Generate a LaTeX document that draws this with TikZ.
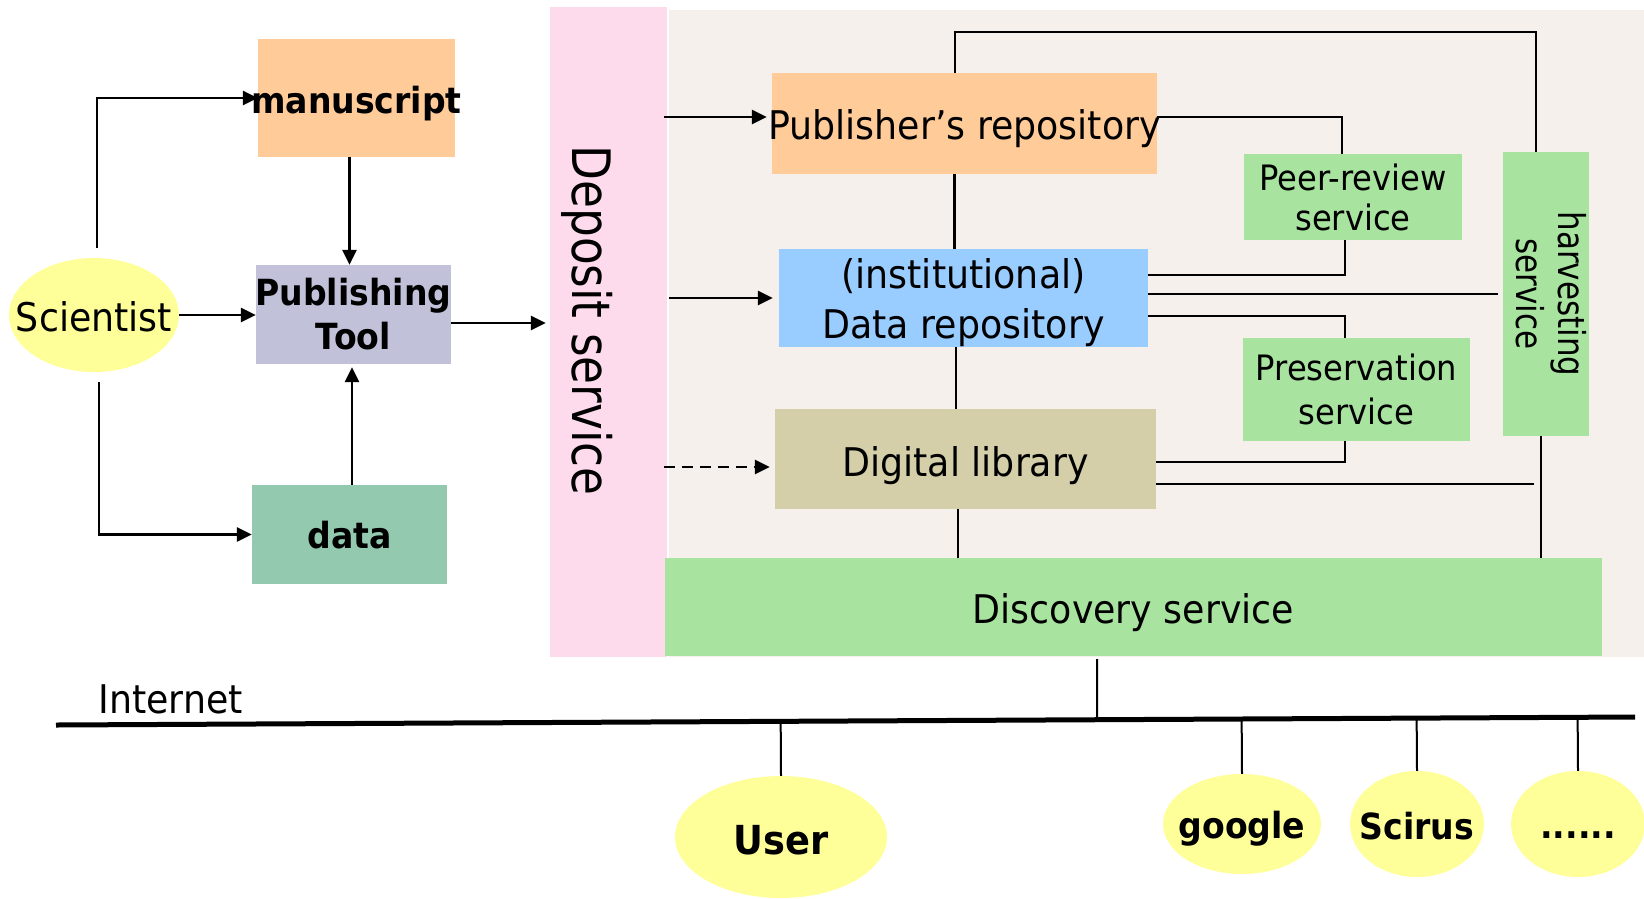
\documentclass[tikz,border=0pt]{standalone}
\usepackage{graphicx}
\usepackage{fontspec}
\setmainfont[FakeStretch=0.92]{DejaVu Sans}
\usetikzlibrary{shapes.geometric,arrows.meta,calc}

\definecolor{peach}{RGB}{255,204,153}
\definecolor{lavender}{RGB}{193,193,217}
\definecolor{seagreen}{RGB}{147,201,174}
\definecolor{lemon}{RGB}{255,255,153}
\definecolor{pinkish}{RGB}{253,219,236}
\definecolor{beige}{RGB}{245,240,236}
\definecolor{skyblue}{RGB}{153,204,255}
\definecolor{khaki}{RGB}{212,207,168}
\definecolor{mint}{RGB}{168,228,160}

\newcommand\setfs[2]{\fontsize{#1}{#2}\selectfont}

\begin{document}
\begin{tikzpicture}[x=1pt,y=-1pt,
  box/.style={rectangle,inner sep=0pt,align=center},
  oval/.style={ellipse,inner sep=0pt,fill=lemon},
  link/.style={line width=2.8pt},
  arr/.style={line width=2.8pt,-{Triangle[length=15pt,width=14pt]}},
  probe/.style={line width=2pt},
  plain/.style={font=\setfs{39.5}{50}},
  heavy/.style={font=\bfseries\setfs{36}{44}}]

\useasboundingbox (0,0) rectangle (1644,898);
\fill[white] (0,0) rectangle (1644,898);

% service area and deposit column
\fill[beige] (669,10) rectangle (1644,657);
\node[box,fill=pinkish,minimum width=117pt,minimum height=650pt] (dep) at (608.5,332) {};
\node[rotate=-90,anchor=base,font=\setfs{53}{60}] (deplabel) at (572,320.5)
  {\scalebox{0.93}[1]{Deposit service}};

% author side
\node[oval,minimum width=170pt,minimum height=114pt,plain,text height=32pt,text depth=0pt] (sci) at (94,315) {\makebox[0pt]{Scientist}};
\node[box,fill=peach,minimum width=197pt,minimum height=118pt,heavy,text height=30pt,text depth=0pt] (man) at (356.5,98) {\makebox[0pt]{manuscript}};
\node[box,fill=lavender,minimum width=195pt,minimum height=99pt,heavy] (tool) at (353.5,314.5) {\makebox[0pt]{Publishing}\\Tool};
\node[box,fill=seagreen,minimum width=195pt,minimum height=99pt,heavy,text height=27pt,text depth=0pt] (dat) at (349.5,534.5) {data};

% repositories
\node[box,fill=peach,minimum width=385pt,minimum height=101pt,plain,text height=31pt,text depth=0pt] (pub) at (964.5,123.5) {\makebox[0pt]{Publisher’s repository}};
\node[box,fill=skyblue,minimum width=369pt,minimum height=98pt,
  label={[name=dreptext,plain,align=center,yshift=-5pt]center:{(institutional)\\Data repository}}] (drep) at (963.5,298) {};
\node[box,fill=khaki,minimum width=381pt,minimum height=100pt,plain,text height=34pt,text depth=0pt] (dig) at (965.5,459) {Digital library};

% services
\node[box,fill=mint,minimum width=218pt,minimum height=86pt,font=\setfs{35}{40}] (peer) at (1353,197) {Peer-review\\service};
\node[box,fill=mint,minimum width=227pt,minimum height=103pt,font=\setfs{35}{44}] (pres) at (1356.5,389.5) {Preservation\\service};
\node[box,fill=mint,minimum width=86pt,minimum height=284pt,font=\setfs{37}{42}] (harv) at (1546,294)
  {\rotatebox{-90}{\begin{tabular}{@{}c@{}}\scalebox{0.91}[1]{harvesting}\\\scalebox{0.91}[1]{service}\end{tabular}}};
\node[box,fill=mint,minimum width=937pt,minimum height=98pt,plain,text height=32pt,text depth=0pt] (disc) at (1133.5,607) {Discovery service};

% network and its users
\coordinate (netL) at (56,725);
\coordinate (netR) at (1635,717);
\node[plain,anchor=base west] (inet) at (95,713) {Internet};
\node[oval,minimum width=212pt,minimum height=122pt,font=\bfseries\setfs{40}{44},text height=34pt,text depth=0pt] (user) at (781,837) {\makebox[0pt]{User}};
\node[oval,minimum width=158pt,minimum height=100pt,heavy,text height=28pt,text depth=0pt] (google) at (1242,824) {\makebox[0pt]{google}};
\node[oval,minimum width=134pt,minimum height=106pt,heavy,text height=30pt,text depth=0pt] (scirus) at (1417,824) {\makebox[0pt]{Scirus}};
\node[oval,minimum width=134pt,minimum height=106pt,heavy,text height=28pt,text depth=0pt] (more) at (1578,824) {\makebox[0pt]{......}};

% author workflow
\draw[arr] ([xshift=3pt,yshift=10pt]sci.north) |- (man.west);
\draw[arr] (sci.east) -- (sci.east -| tool.west);
\draw[arr] ([xshift=5pt,yshift=-10pt]sci.south) |- (dat.west);
\draw[arr] ([xshift=-7pt]man.south) -- ([xshift=-7pt]man.south |- tool.north);
\draw[arr,shorten >=3pt] ([xshift=2.5pt]dat.north) -- ([xshift=2.5pt]dat.north |- tool.south);
\draw[arr,shorten >=4pt] ([yshift=-8.5pt]tool.east) -- ([yshift=-8.5pt]tool.east -| dep.west);

% deposits
\draw[arr,shorten >=5pt] ([xshift=-3pt,yshift=6.5pt]pub.west -| dep.east) -- ([yshift=6.5pt]pub.west);
\draw[arr,shorten >=6pt] ([xshift=2pt]drep.west -| dep.east) -- (drep.west);
\draw[arr,shorten >=5pt,dash pattern=on 11pt off 7pt] ([xshift=-3pt,yshift=-8pt]dig.west -| dep.east) -- ([yshift=-8pt]dig.west);

% links between repositories
\coordinate (railR) at (1536,32);
\draw[link] ([xshift=-9.5pt]pub.north) |- (railR) -- (railR |- harv.north);
\draw[link] ([xshift=-10pt]pub.south) -- ([xshift=-10pt]pub.south |- drep.north);
\draw[link] ([xshift=-7.5pt]drep.south) -- ([xshift=-7.5pt]drep.south |- dig.north);
\draw[link] ([xshift=-7.5pt]dig.south) -- ([xshift=-7.5pt]dig.south |- disc.north);

% links to services
\draw[link] ([yshift=6.5pt]pub.east) -| ([xshift=-11pt]peer.north);
\draw[link] ([xshift=-8pt]peer.south) |- ([yshift=23pt]drep.east);
\draw[link,shorten >=5pt] ([yshift=4pt]drep.east) -- ([yshift=4pt]drep.east -| harv.west);
\draw[link] ([yshift=-18pt]drep.east) -| ([xshift=-11.5pt]pres.north);
\draw[link] ([xshift=-11.5pt]pres.south) |- ([yshift=-3pt]dig.east);
\coordinate (harvdrop) at ([xshift=-5pt]harv.south);
\draw[link,shorten >=7pt] ([yshift=-25pt]dig.east) -- ([yshift=-25pt]dig.east -| harvdrop);
\draw[link] (harvdrop) -- (harvdrop |- disc.north);

% internet backbone
\draw[line width=5pt] (netL) -- (netR);
\coordinate (discdrop) at ([xshift=-36.5pt,yshift=-3pt]disc.south);
\draw[probe] (discdrop) -- ($(netL)!(discdrop)!(netR)$);
\draw[probe] ($(netL)!(user.north)!(netR)$) -- (user.north);
\draw[probe] ($(netL)!(google.north)!(netR)$) -- (google.north);
\draw[probe] ($(netL)!(scirus.north)!(netR)$) -- (scirus.north);
\draw[probe] ($(netL)!(more.north)!(netR)$) -- (more.north);
\end{tikzpicture}
\end{document}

-*-

» **Given instruction**
Leave the pictures out and output the rest of the listing exactly.

» **Answer to this task**
Generate a LaTeX document that draws this with TikZ.
\documentclass[tikz,border=0pt]{standalone}
\usepackage{graphicx}
\usepackage{fontspec}
\setmainfont[FakeStretch=0.92]{DejaVu Sans}
\usetikzlibrary{shapes.geometric,arrows.meta,calc}

\definecolor{peach}{RGB}{255,204,153}
\definecolor{lavender}{RGB}{193,193,217}
\definecolor{seagreen}{RGB}{147,201,174}
\definecolor{lemon}{RGB}{255,255,153}
\definecolor{pinkish}{RGB}{253,219,236}
\definecolor{beige}{RGB}{245,240,236}
\definecolor{skyblue}{RGB}{153,204,255}
\definecolor{khaki}{RGB}{212,207,168}
\definecolor{mint}{RGB}{168,228,160}

\newcommand\setfs[2]{\fontsize{#1}{#2}\selectfont}

\begin{document}
\begin{tikzpicture}[x=1pt,y=-1pt,
  box/.style={rectangle,inner sep=0pt,align=center},
  oval/.style={ellipse,inner sep=0pt,fill=lemon},
  link/.style={line width=2.8pt},
  arr/.style={line width=2.8pt,-{Triangle[length=15pt,width=14pt]}},
  probe/.style={line width=2pt},
  plain/.style={font=\setfs{39.5}{50}},
  heavy/.style={font=\bfseries\setfs{36}{44}}]

\useasboundingbox (0,0) rectangle (1644,898);
\fill[white] (0,0) rectangle (1644,898);

% service area and deposit column
\fill[beige] (669,10) rectangle (1644,657);
\node[box,fill=pinkish,minimum width=117pt,minimum height=650pt] (dep) at (608.5,332) {};
\node[rotate=-90,anchor=base,font=\setfs{53}{60}] (deplabel) at (572,320.5)
  {\scalebox{0.93}[1]{Deposit service}};

% author side
\node[oval,minimum width=170pt,minimum height=114pt,plain,text height=32pt,text depth=0pt] (sci) at (94,315) {\makebox[0pt]{Scientist}};
\node[box,fill=peach,minimum width=197pt,minimum height=118pt,heavy,text height=30pt,text depth=0pt] (man) at (356.5,98) {\makebox[0pt]{manuscript}};
\node[box,fill=lavender,minimum width=195pt,minimum height=99pt,heavy] (tool) at (353.5,314.5) {\makebox[0pt]{Publishing}\\Tool};
\node[box,fill=seagreen,minimum width=195pt,minimum height=99pt,heavy,text height=27pt,text depth=0pt] (dat) at (349.5,534.5) {data};

% repositories
\node[box,fill=peach,minimum width=385pt,minimum height=101pt,plain,text height=31pt,text depth=0pt] (pub) at (964.5,123.5) {\makebox[0pt]{Publisher’s repository}};
\node[box,fill=skyblue,minimum width=369pt,minimum height=98pt,
  label={[name=dreptext,plain,align=center,yshift=-5pt]center:{(institutional)\\Data repository}}] (drep) at (963.5,298) {};
\node[box,fill=khaki,minimum width=381pt,minimum height=100pt,plain,text height=34pt,text depth=0pt] (dig) at (965.5,459) {Digital library};

% services
\node[box,fill=mint,minimum width=218pt,minimum height=86pt,font=\setfs{35}{40}] (peer) at (1353,197) {Peer-review\\service};
\node[box,fill=mint,minimum width=227pt,minimum height=103pt,font=\setfs{35}{44}] (pres) at (1356.5,389.5) {Preservation\\service};
\node[box,fill=mint,minimum width=86pt,minimum height=284pt,font=\setfs{37}{42}] (harv) at (1546,294)
  {\rotatebox{-90}{\begin{tabular}{@{}c@{}}\scalebox{0.91}[1]{harvesting}\\\scalebox{0.91}[1]{service}\end{tabular}}};
\node[box,fill=mint,minimum width=937pt,minimum height=98pt,plain,text height=32pt,text depth=0pt] (disc) at (1133.5,607) {Discovery service};

% network and its users
\coordinate (netL) at (56,725);
\coordinate (netR) at (1635,717);
\node[plain,anchor=base west] (inet) at (95,713) {Internet};
\node[oval,minimum width=212pt,minimum height=122pt,font=\bfseries\setfs{40}{44},text height=34pt,text depth=0pt] (user) at (781,837) {\makebox[0pt]{User}};
\node[oval,minimum width=158pt,minimum height=100pt,heavy,text height=28pt,text depth=0pt] (google) at (1242,824) {\makebox[0pt]{google}};
\node[oval,minimum width=134pt,minimum height=106pt,heavy,text height=30pt,text depth=0pt] (scirus) at (1417,824) {\makebox[0pt]{Scirus}};
\node[oval,minimum width=134pt,minimum height=106pt,heavy,text height=28pt,text depth=0pt] (more) at (1578,824) {\makebox[0pt]{......}};

% author workflow
\draw[arr] ([xshift=3pt,yshift=10pt]sci.north) |- (man.west);
\draw[arr] (sci.east) -- (sci.east -| tool.west);
\draw[arr] ([xshift=5pt,yshift=-10pt]sci.south) |- (dat.west);
\draw[arr] ([xshift=-7pt]man.south) -- ([xshift=-7pt]man.south |- tool.north);
\draw[arr,shorten >=3pt] ([xshift=2.5pt]dat.north) -- ([xshift=2.5pt]dat.north |- tool.south);
\draw[arr,shorten >=4pt] ([yshift=-8.5pt]tool.east) -- ([yshift=-8.5pt]tool.east -| dep.west);

% deposits
\draw[arr,shorten >=5pt] ([xshift=-3pt,yshift=6.5pt]pub.west -| dep.east) -- ([yshift=6.5pt]pub.west);
\draw[arr,shorten >=6pt] ([xshift=2pt]drep.west -| dep.east) -- (drep.west);
\draw[arr,shorten >=5pt,dash pattern=on 11pt off 7pt] ([xshift=-3pt,yshift=-8pt]dig.west -| dep.east) -- ([yshift=-8pt]dig.west);

% links between repositories
\coordinate (railR) at (1536,32);
\draw[link] ([xshift=-9.5pt]pub.north) |- (railR) -- (railR |- harv.north);
\draw[link] ([xshift=-10pt]pub.south) -- ([xshift=-10pt]pub.south |- drep.north);
\draw[link] ([xshift=-7.5pt]drep.south) -- ([xshift=-7.5pt]drep.south |- dig.north);
\draw[link] ([xshift=-7.5pt]dig.south) -- ([xshift=-7.5pt]dig.south |- disc.north);

% links to services
\draw[link] ([yshift=6.5pt]pub.east) -| ([xshift=-11pt]peer.north);
\draw[link] ([xshift=-8pt]peer.south) |- ([yshift=23pt]drep.east);
\draw[link,shorten >=5pt] ([yshift=4pt]drep.east) -- ([yshift=4pt]drep.east -| harv.west);
\draw[link] ([yshift=-18pt]drep.east) -| ([xshift=-11.5pt]pres.north);
\draw[link] ([xshift=-11.5pt]pres.south) |- ([yshift=-3pt]dig.east);
\coordinate (harvdrop) at ([xshift=-5pt]harv.south);
\draw[link,shorten >=7pt] ([yshift=-25pt]dig.east) -- ([yshift=-25pt]dig.east -| harvdrop);
\draw[link] (harvdrop) -- (harvdrop |- disc.north);

% internet backbone
\draw[line width=5pt] (netL) -- (netR);
\coordinate (discdrop) at ([xshift=-36.5pt,yshift=-3pt]disc.south);
\draw[probe] (discdrop) -- ($(netL)!(discdrop)!(netR)$);
\draw[probe] ($(netL)!(user.north)!(netR)$) -- (user.north);
\draw[probe] ($(netL)!(google.north)!(netR)$) -- (google.north);
\draw[probe] ($(netL)!(scirus.north)!(netR)$) -- (scirus.north);
\draw[probe] ($(netL)!(more.north)!(netR)$) -- (more.north);
\end{tikzpicture}
\end{document}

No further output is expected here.